Legend . . . Godfrey Chitalu

Lusaka, Ndola, Kabwe and Kitwe have been confirmed as host cities for the Cosafa Cup playing in Zambia from July 6-21. The tournament this year will have Cecafa guests in Kenya and Tanzania.
The two east African nations will join Botswana, Namibia, Lesotho, Swaziland, Mauritius and Seychelles in the group phase.
Hosts Zambia and higher ranked South Africa, Angola, Zimbabwe, Mozambique and Malawi have been given a bye to the knockout round.

All group phase matches which will be played from July 6-11 will be hosted in Lusaka and Kabwe. The two cities will also host matches at the quarterfinal knockout stage which will be played as double headers at Nkoloma (Lusaka) and Godfrey Chitalu (Kabwe) stadiums on July 13 and 14.

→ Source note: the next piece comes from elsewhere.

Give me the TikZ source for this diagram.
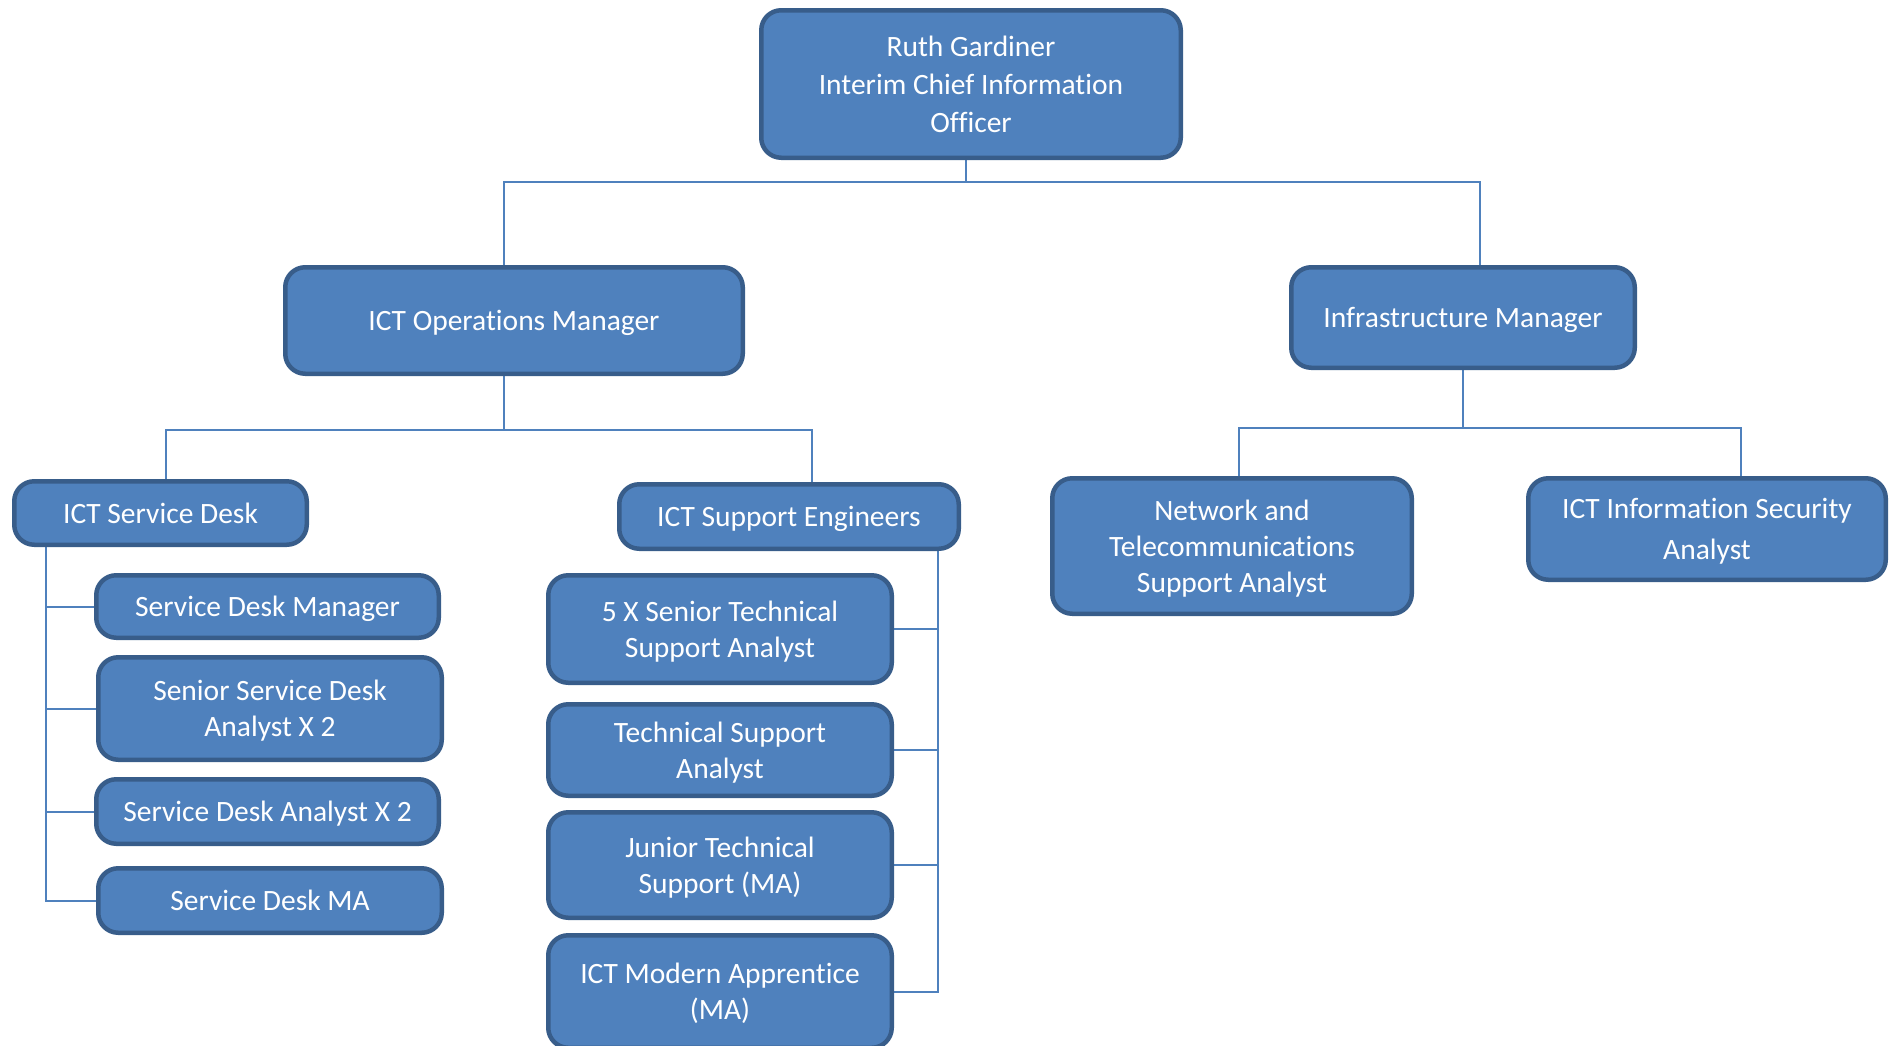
\documentclass[tikz,border=0pt]{standalone}
\usepackage{fontspec}
\setmainfont{Carlito}[Ligatures=NoCommon]
\usetikzlibrary{backgrounds}
\definecolor{boxfill}{HTML}{4F81BD}
\definecolor{boxline}{HTML}{385D8A}
\begin{document}
\begin{tikzpicture}[x=1pt,y=-1pt,
  box/.style={draw=boxline, fill=boxfill, line width=4.5pt, rounded corners=20pt,
    text=white, align=center, inner sep=0pt, text depth=-3pt, font=\fontsize{29.5}{36}\selectfont},
  conn/.style={draw=boxfill, line width=2pt}]
\useasboundingbox (0,0) rectangle (1890,1045);
\clip (0,0) rectangle (1890,1045);
% level 0
\node[box, minimum width=419.5pt, minimum height=147.5pt, font=\fontsize{29.5}{38}\selectfont] (cio) at (971,84) {Ruth Gardiner\\Interim Chief Information\\Officer};
% level 1
\node[box, minimum width=457.5pt, minimum height=106.5pt] (ops) at (514,320.5) {ICT Operations Manager};
\node[box, minimum width=343.5pt, minimum height=100.5pt] (infra) at (1463,317.5) {Infrastructure Manager};
% level 2
\node[box, minimum width=292.5pt, minimum height=63.5pt] (sd) at (160.5,513) {ICT Service Desk};
\node[box, minimum width=339.5pt, minimum height=64.5pt] (se) at (789,516.5) {ICT Support Engineers};
\node[box, minimum width=359.5pt, minimum height=135.5pt] (net) at (1232,546) {Network and\\Telecommunications\\Support Analyst};
\node[box, minimum width=357.5pt, minimum height=101.5pt, font=\fontsize{29.5}{41}\selectfont] (sec) at (1707,529) {ICT Information Security\\Analyst};
% service desk team
\node[box, minimum width=342.5pt, minimum height=62.5pt] (sdm) at (267.5,606.5) {Service Desk Manager};
\node[box, minimum width=343.5pt, minimum height=102.5pt] (ssda) at (270,708.5) {Senior Service Desk\\Analyst X 2};
\node[box, minimum width=342.5pt, minimum height=64.5pt] (sda) at (267.5,811.5) {Service Desk Analyst X 2};
\node[box, minimum width=343.5pt, minimum height=64.5pt] (sdma) at (270,900.5) {Service Desk MA};
% support engineers team
\node[box, minimum width=343.5pt, minimum height=107.5pt] (sts) at (720,629) {5 X Senior Technical\\Support Analyst};
\node[box, minimum width=343.5pt, minimum height=91.5pt] (tsa) at (720,750) {Technical Support\\Analyst};
\node[box, minimum width=343.5pt, minimum height=105.5pt] (jts) at (720,865) {Junior Technical\\Support (MA)};
\node[box, minimum width=343.5pt, minimum height=112.5pt] (ima) at (720,991.5) {ICT Modern Apprentice\\(MA)};
% connectors
\begin{scope}[on background layer]
\draw[conn] ([xshift=-5pt]cio.south) -- ++(0,22) coordinate (b1);
\draw[conn] ([xshift=-10pt]ops.north) |- (b1) -| ([xshift=17pt]infra.north);
\draw[conn] ([xshift=-10pt]ops.south) -- ++(0,54) coordinate (b2);
\draw[conn] ([xshift=5.5pt]sd.north) |- (b2) -| ([xshift=23pt]se.north);
\draw[conn] (infra.south) -- ++(0,58) coordinate (b3);
\draw[conn] ([xshift=7pt]net.north) |- (b3) -| ([xshift=34pt]sec.north);
\coordinate (r1) at ([xshift=34pt]sd.south west);
\draw[conn] (sdm.west) -| (r1);
\draw[conn] (ssda.west) -| (r1);
\draw[conn] (sda.west) -| (r1);
\draw[conn] (sdma.west) -| (r1);
\coordinate (r2) at ([xshift=-23pt]se.south east);
\draw[conn] (sts.east) -| (r2);
\draw[conn] (tsa.east) -| (r2);
\draw[conn] (jts.east) -| (r2);
\draw[conn] (ima.east) -| (r2);
\end{scope}
\end{tikzpicture}
\end{document}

Copperbelt towns of Kitwe and Ndola will only host knockout matches from the quarterfinal and semifinal stages, from July 16.
Why I am writing this? Well, apart from the fact draw for the 2013 Cosafa Cup takes place tomorrow (May 3) in Lusaka on Friday, I want to travel to the tournament. This especially so for the matches in Kitwe and Ndola.
The Copperbelt has fabled stories about football in the southern region. Apart from historically providing Zambia with its finest talent since the 1960s, the region has more legends in other spheres of life which one would need to supple in ones lifetime.  
It is for this reason that the trip to Zambia will not be about the beautiful game alone but all that is beautiful about the beauty of that country – and the flow of the most urban river in Africa, the Kafue River. Apart from the copper, this majestic river is like a thread holding the Copperbelt together, linking  its major towns as if it were a highway!
Footballwise, no name rises higher than that of Godfrey Chitalu. Though Kabwe has renamed its main stadium after this legend, Chitalu was however born in the Copperbelt town of Luanshya. It is also the home town of Orlando Pirates striker and Zambian international Collins Mbesuma.
Chitalu holds his Zambian national team scoring record and was voted footballer of the year in that country five times. He was just 45 when he died in the infamous air crash off Gabon in April 27, 1993. He had just been named national coach that year, after retiring from an 11-year spell as a Kabwe Warriors player, which included a highly disputed but widely acclaimed 107 goals in one season in 1972.
This and many other stories about Zambia are already giving me sleepless nights thinking about July.  
Am I going to resign or take unpaid leave to realize the dream? Time will tell, but this is one trip that cannot be missed for all good reasons imaginable!